**Task to complete:** Print the material below exactly as it stands, please, from its first line to the line holding "const barsPerDay = 13;", with no pictures.

**Data block:**

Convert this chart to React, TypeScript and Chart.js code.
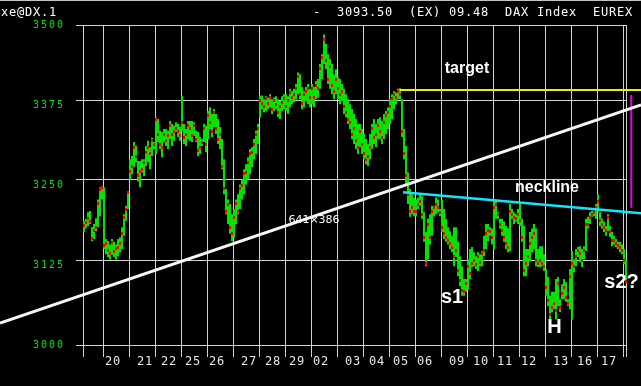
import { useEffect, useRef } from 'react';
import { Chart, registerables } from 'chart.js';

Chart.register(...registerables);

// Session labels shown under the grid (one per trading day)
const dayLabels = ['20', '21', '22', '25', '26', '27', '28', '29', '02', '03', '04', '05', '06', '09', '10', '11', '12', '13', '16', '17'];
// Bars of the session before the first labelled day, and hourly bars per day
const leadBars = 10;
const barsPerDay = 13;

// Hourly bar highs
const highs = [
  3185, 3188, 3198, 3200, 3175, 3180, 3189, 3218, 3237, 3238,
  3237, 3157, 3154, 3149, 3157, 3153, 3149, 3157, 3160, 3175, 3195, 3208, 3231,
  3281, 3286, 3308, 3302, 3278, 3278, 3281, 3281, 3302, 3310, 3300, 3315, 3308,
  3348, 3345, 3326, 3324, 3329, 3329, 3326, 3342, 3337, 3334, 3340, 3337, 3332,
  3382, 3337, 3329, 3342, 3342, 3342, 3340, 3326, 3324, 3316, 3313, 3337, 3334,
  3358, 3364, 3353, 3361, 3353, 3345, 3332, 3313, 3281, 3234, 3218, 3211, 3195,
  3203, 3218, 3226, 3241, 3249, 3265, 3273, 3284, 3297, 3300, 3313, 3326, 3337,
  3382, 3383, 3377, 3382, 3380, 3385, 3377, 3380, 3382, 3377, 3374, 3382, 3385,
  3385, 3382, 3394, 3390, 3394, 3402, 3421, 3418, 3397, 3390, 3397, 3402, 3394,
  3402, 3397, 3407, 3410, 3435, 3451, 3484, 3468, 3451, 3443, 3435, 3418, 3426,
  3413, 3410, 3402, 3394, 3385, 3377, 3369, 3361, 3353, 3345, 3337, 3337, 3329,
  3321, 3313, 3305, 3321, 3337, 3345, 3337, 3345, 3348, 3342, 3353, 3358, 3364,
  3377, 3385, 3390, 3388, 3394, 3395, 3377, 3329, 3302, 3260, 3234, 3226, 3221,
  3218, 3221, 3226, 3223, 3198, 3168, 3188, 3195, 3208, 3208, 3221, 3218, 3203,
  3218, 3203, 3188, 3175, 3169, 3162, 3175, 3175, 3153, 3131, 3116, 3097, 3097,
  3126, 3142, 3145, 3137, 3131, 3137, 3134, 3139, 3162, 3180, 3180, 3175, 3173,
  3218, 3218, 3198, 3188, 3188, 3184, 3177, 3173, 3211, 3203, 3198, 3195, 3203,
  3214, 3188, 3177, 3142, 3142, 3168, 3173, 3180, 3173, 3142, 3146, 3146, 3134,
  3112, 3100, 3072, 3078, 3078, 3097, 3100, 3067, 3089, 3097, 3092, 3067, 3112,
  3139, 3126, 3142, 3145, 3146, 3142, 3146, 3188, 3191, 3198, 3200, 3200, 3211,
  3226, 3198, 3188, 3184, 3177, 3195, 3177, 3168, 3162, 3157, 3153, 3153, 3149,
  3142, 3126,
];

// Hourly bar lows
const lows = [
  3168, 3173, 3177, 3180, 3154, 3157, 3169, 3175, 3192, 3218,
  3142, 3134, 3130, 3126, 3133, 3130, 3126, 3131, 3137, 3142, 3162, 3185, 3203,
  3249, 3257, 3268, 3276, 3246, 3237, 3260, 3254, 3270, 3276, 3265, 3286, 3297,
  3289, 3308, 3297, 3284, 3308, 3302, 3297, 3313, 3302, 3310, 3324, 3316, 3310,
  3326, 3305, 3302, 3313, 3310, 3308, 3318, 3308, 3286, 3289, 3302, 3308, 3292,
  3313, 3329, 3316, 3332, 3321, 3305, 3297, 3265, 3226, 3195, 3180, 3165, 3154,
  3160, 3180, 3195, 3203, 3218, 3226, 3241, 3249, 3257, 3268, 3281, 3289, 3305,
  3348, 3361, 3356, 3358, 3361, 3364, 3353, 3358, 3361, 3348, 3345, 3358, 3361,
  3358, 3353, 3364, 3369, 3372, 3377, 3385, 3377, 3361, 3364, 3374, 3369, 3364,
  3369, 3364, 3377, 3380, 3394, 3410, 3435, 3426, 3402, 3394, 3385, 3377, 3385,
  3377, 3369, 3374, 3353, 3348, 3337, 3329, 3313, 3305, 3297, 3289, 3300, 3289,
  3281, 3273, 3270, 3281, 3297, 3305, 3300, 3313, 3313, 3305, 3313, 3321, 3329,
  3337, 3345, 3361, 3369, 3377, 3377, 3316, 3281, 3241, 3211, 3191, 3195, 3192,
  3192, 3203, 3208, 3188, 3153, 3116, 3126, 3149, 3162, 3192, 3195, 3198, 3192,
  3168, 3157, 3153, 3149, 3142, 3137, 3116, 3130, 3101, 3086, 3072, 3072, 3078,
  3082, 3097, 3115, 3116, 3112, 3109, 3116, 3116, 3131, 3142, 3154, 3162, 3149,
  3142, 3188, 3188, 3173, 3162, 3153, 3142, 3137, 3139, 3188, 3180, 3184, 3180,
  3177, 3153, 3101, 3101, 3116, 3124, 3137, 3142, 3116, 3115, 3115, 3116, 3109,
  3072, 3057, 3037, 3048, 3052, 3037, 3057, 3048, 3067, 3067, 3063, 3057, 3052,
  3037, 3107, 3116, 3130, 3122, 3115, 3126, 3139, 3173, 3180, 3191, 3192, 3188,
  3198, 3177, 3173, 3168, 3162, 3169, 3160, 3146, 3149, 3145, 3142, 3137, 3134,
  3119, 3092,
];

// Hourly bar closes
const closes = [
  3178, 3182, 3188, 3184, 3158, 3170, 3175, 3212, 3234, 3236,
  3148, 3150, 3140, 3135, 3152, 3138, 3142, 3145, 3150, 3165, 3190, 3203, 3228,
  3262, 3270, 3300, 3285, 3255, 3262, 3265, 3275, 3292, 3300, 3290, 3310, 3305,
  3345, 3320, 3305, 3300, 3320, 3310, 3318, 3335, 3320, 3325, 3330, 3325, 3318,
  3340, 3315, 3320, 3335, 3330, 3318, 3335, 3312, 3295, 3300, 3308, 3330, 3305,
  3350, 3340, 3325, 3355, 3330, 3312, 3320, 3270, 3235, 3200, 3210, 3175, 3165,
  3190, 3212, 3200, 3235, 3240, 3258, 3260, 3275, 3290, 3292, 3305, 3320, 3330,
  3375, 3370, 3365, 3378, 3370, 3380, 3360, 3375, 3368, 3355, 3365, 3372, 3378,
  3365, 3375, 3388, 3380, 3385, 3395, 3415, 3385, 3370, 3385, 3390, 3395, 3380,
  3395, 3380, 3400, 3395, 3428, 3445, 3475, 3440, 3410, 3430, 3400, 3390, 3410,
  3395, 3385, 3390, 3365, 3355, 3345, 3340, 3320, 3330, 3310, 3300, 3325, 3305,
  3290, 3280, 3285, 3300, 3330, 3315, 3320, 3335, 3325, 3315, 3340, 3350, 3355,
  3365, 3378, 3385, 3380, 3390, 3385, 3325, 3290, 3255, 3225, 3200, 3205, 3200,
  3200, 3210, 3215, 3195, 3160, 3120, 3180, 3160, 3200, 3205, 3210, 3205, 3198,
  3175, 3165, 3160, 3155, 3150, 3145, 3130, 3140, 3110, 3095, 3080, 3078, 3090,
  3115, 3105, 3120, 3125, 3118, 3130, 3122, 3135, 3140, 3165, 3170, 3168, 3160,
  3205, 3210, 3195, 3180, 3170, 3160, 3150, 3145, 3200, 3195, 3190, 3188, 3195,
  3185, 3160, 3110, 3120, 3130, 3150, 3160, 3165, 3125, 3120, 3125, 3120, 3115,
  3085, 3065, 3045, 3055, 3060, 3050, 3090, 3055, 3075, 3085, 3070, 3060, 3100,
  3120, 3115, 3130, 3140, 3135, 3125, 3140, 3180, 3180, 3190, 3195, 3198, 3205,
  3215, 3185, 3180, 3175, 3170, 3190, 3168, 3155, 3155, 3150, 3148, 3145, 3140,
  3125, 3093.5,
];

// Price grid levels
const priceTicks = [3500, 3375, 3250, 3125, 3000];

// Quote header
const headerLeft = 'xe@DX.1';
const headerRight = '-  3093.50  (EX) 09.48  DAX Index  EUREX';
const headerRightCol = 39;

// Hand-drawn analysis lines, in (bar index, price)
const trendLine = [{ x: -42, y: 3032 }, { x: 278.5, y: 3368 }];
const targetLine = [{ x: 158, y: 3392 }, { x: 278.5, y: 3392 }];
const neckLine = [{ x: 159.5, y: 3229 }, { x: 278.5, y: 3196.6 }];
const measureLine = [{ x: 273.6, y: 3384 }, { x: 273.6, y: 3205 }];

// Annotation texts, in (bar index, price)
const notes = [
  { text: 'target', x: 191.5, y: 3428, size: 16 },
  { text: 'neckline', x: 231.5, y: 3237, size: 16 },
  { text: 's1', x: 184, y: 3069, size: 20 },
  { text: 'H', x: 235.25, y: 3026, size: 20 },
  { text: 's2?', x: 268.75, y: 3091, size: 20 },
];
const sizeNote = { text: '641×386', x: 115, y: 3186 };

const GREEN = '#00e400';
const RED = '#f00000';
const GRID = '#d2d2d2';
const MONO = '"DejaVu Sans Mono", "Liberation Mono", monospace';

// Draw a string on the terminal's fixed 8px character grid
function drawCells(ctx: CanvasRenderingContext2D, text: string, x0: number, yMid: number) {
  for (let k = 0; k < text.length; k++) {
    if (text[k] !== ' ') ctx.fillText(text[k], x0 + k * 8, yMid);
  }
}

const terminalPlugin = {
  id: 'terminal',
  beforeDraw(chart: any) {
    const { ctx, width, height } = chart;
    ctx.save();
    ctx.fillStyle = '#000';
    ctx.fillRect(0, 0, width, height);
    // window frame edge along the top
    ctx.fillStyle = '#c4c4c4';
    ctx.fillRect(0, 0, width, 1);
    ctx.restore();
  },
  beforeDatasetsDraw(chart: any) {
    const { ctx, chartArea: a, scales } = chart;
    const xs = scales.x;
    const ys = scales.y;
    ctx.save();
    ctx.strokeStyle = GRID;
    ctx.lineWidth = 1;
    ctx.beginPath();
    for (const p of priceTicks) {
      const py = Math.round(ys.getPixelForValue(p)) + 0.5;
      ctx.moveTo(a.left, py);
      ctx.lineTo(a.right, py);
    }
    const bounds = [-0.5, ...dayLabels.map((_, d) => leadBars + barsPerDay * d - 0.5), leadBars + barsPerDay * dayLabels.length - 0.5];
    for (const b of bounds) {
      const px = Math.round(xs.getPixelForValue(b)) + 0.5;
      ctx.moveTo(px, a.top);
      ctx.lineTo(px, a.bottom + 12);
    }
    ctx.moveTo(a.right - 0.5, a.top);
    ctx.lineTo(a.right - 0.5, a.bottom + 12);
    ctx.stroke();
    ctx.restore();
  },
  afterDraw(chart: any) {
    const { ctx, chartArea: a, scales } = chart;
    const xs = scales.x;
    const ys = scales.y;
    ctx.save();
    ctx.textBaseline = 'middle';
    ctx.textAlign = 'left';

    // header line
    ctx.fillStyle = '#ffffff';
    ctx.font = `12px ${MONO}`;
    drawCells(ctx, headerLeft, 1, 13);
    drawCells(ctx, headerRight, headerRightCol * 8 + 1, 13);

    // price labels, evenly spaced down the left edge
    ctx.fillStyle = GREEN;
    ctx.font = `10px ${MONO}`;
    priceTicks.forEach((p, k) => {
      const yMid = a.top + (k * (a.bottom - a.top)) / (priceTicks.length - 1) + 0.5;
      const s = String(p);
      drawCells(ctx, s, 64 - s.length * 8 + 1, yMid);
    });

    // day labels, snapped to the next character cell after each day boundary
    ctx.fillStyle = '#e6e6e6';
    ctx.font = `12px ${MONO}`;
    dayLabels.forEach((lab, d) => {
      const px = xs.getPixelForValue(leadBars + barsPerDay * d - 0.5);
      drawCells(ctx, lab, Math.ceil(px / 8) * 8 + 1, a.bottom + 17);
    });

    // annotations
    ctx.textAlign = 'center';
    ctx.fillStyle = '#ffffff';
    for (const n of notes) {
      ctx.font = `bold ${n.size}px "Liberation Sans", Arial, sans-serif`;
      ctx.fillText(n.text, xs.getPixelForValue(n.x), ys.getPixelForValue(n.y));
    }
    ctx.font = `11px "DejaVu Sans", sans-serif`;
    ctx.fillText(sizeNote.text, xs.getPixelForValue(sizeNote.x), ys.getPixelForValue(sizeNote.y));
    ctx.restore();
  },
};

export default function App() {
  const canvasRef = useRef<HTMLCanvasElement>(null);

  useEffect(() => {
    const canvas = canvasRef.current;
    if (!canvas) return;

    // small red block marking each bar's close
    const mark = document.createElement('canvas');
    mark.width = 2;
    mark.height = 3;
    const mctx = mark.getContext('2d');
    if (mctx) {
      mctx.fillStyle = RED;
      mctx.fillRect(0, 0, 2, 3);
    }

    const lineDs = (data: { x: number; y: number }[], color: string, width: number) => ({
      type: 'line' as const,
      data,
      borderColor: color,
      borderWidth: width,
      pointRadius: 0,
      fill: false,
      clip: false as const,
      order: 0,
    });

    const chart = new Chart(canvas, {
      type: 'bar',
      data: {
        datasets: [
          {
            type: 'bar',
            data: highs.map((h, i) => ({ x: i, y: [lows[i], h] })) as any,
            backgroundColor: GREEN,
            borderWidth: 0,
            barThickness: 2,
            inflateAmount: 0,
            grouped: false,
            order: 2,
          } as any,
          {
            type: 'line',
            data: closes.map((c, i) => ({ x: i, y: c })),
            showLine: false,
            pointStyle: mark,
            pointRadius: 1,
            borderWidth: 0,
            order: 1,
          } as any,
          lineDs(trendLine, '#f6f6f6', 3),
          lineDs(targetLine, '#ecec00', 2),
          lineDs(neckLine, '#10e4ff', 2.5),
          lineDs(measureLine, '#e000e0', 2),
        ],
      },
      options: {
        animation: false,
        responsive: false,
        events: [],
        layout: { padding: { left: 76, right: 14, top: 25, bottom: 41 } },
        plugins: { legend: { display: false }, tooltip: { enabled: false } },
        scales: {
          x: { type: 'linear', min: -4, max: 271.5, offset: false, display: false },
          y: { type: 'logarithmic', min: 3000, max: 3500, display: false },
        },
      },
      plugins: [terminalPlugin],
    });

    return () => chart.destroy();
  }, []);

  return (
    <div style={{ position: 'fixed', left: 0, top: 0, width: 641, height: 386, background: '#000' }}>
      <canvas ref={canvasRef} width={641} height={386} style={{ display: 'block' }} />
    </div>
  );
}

**Answer in full:**
Convert this chart to React, TypeScript and Chart.js code.
import { useEffect, useRef } from 'react';
import { Chart, registerables } from 'chart.js';

Chart.register(...registerables);

// Session labels shown under the grid (one per trading day)
const dayLabels = ['20', '21', '22', '25', '26', '27', '28', '29', '02', '03', '04', '05', '06', '09', '10', '11', '12', '13', '16', '17'];
// Bars of the session before the first labelled day, and hourly bars per day
const leadBars = 10;
const barsPerDay = 13;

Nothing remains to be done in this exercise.